When you should hire help

Hire an independent appraiser or service when:

  • The gap between your research and the carrier's offer is more than $1,500.
  • Your vehicle has aftermarket modifications, custom work, or rare options.
  • The carrier's report uses comps from outside your metro area.
  • You've sent a rebuttal and gotten a flat denial.
  • You want the appraisal clause invoked but don't want to coordinate two appraisers and an umpire yourself.

The economics: Auto ACV charges a contingency fee on the additional recovery, with a minimum guarantee. If we don't recover at least $1,000 above your insurer's first offer, you owe nothing.
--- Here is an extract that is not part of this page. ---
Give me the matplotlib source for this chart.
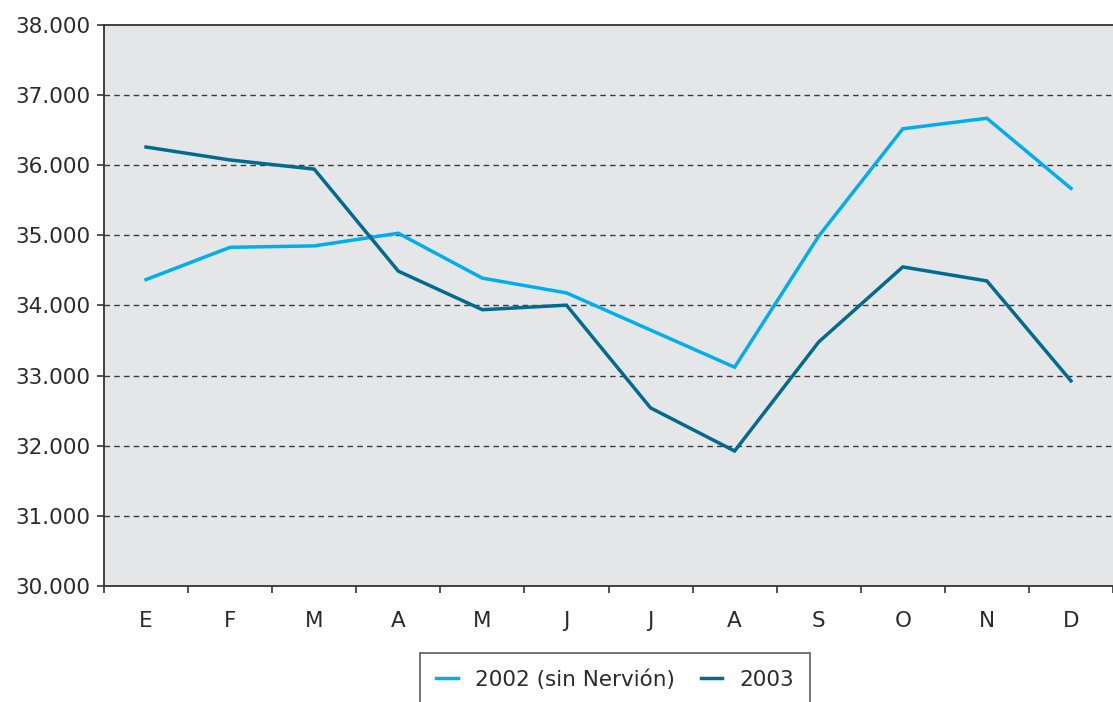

Frequently asked questions

Can the carrier force me to take less than ACV? No. They can offer less, but ACV is a contractual obligation. Push back.

What if I still owe more than the car is worth? You owe the difference. GAP insurance was created exactly for this scenario. If you don't have GAP, ask the lender about hardship arrangements before letting the loan default.

What about my deductible? If you're at fault, you eat the deductible. If the other driver is at fault and your carrier paid first, your deductible is recovered through subrogation.

Can I keep the salvage? Yes, in most states. The carrier deducts the salvage value from your settlement. This is sometimes worth it — for an enthusiast vehicle, a project, or parts.

Do I have to pay sales tax on the settlement? No, but the settlement should include sales tax so you can buy a replacement vehicle. Most states require this; verify on your final breakdown.

What to do this week

If you're in the middle of a claim right now:

  1. Pull your insurer's valuation report and read it line by line.
  2. Pull 5 comps within 50 miles of your ZIP, exact trim.
  3. Note the gap between their ACV and your benchmarks.
  4. If the gap is over $1,000, send a written rebuttal or get an independent appraisal — don't accept the offer.

Total-loss claims aren't fair fights by default. They become fair when you bring evidence.